From The New York Times:
A couple of weeks ago, while I was out of town on business, our cat, Cleo, died of liver failure. My husband and daughter buried her in the backyard, not far from the grave of our other cat, Manny, who had died just a few months earlier of mouth cancer. Cleo was almost 16 years old, she’d been sick, and her death was no surprise. Still, when I returned to a home without cats, without pets of any sort, I was startled by my grief — not so much its intensity as its specificity. It was very different from the catastrophic grief I’d felt when I was 19 and my father died, and all sense, color and flooring dropped from my days. This was a sorrow of details, of minor rhythms and assumptions that I hadn’t really been aware of until, suddenly, they were disrupted or unmet. Hey, I’m opening the door to the unfinished attic now. Doesn’t a cat want to try dashing inside to roll around in the loose wads of insulation while I yell at it to get out of there?

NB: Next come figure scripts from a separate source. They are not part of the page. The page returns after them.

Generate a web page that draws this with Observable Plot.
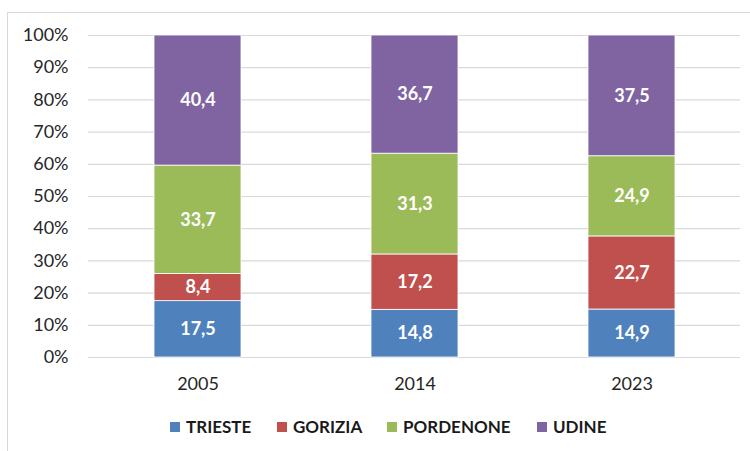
<!DOCTYPE html>
<html><head><meta charset="utf-8">
<script src="https://cdn.jsdelivr.net/npm/d3@7"></script>
<script src="https://cdn.jsdelivr.net/npm/@observablehq/plot@0.6"></script>
<style>
body{margin:0;background:#fff;font-family:Lato,"Open Sans",sans-serif;overflow:hidden;}
#frame{position:absolute;left:7px;top:12px;width:760px;height:460px;border:1px solid #d9d9d9;box-sizing:border-box;}
#chart{position:absolute;left:0;top:0;}
#legend{position:absolute;left:0;top:417px;width:750px;height:20px;}
.item{position:absolute;top:0;display:flex;align-items:center;font-weight:bold;font-size:17px;color:#1a1a1a;line-height:20px;}
.sw{width:10px;height:10px;margin-right:6px;display:inline-block;}
</style></head>
<body>
<div id="frame"></div>
<div id="chart"></div>
<div id="legend"></div>
<script>
const years = ["2005", "2014", "2023"];
const provinces = ["TRIESTE", "GORIZIA", "PORDENONE", "UDINE"];
const trieste = [17.5, 14.8, 14.9];
const gorizia = [8.4, 17.2, 22.7];
const pordenone = [33.7, 31.3, 24.9];
const udine = [40.4, 36.7, 37.5];
const colors = ["#4F81BD", "#C0504D", "#9BBB59", "#8064A2"];
const yTicks = [0, 10, 20, 30, 40, 50, 60, 70, 80, 90, 100];
const legendX = [170, 277, 387, 537];

const series = [trieste, gorizia, pordenone, udine];
const data = [];
provinces.forEach((p, i) => years.forEach((y, j) => data.push({year: y, province: p, value: series[i][j]})));
const fmt = v => v.toFixed(1).replace(".", ",");

const chart = Plot.plot({
  width: 750,
  height: 400,
  marginTop: 35,
  marginBottom: 43,
  marginLeft: 88,
  marginRight: 10,
  style: {fontFamily: "Lato, 'Open Sans', sans-serif", fontSize: "18px", color: "#262626", background: "transparent"},
  x: {domain: years, paddingInner: 0.6, paddingOuter: 0.3, label: null, tickSize: 0, tickPadding: 20},
  y: {domain: [0, 100], ticks: yTicks, tickFormat: d => d + "%", label: null, tickSize: 0, tickPadding: 20},
  color: {domain: provinces, range: colors},
  marks: [
    Plot.ruleY(yTicks, {stroke: "#d9d9d9", strokeWidth: 1.2}),
    Plot.barY(data, Plot.stackY({x: "year", y: "value", fill: "province", order: provinces, stroke: "#ffffff", strokeWidth: 0.8})),
    Plot.text(data, Plot.stackY({x: "year", y: "value", z: "province", order: provinces, text: d => fmt(d.value), fill: "white", fontWeight: "bold", fontSize: 18}))
  ]
});
document.getElementById("chart").appendChild(chart);

const legend = document.getElementById("legend");
provinces.forEach((p, i) => {
  const it = document.createElement("div");
  it.className = "item";
  it.style.left = legendX[i] + "px";
  const sw = document.createElement("span");
  sw.className = "sw";
  sw.style.background = colors[i];
  it.appendChild(sw);
  it.appendChild(document.createTextNode(p));
  legend.appendChild(it);
});
</script>
</body></html>
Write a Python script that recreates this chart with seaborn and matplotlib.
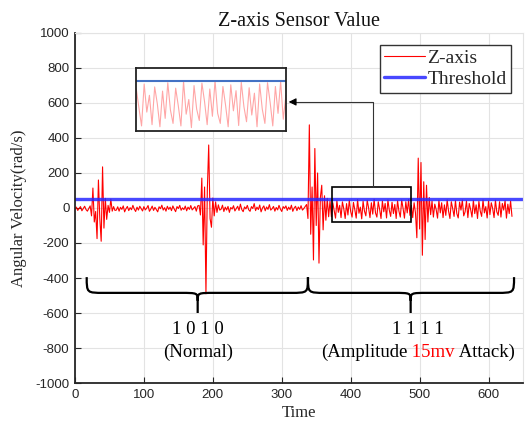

I’ve just dumped a pile of clean laundry on the bed and I’m starting to fold it. Why aren’t the cats jumping up for a quick sit? Don’t they know everything is still warm? We expect the bonds between children and parents, or between lovers or close friends, to be fierce and complex, and that makes them easy to understand. We expect the bonds between people and their pets to be simple and innocent, an antidote to human judgment and the fog of human speech, and that can make the bond paradoxically harder to track or explain. How do we feel about the nonhuman animals whose company we crave?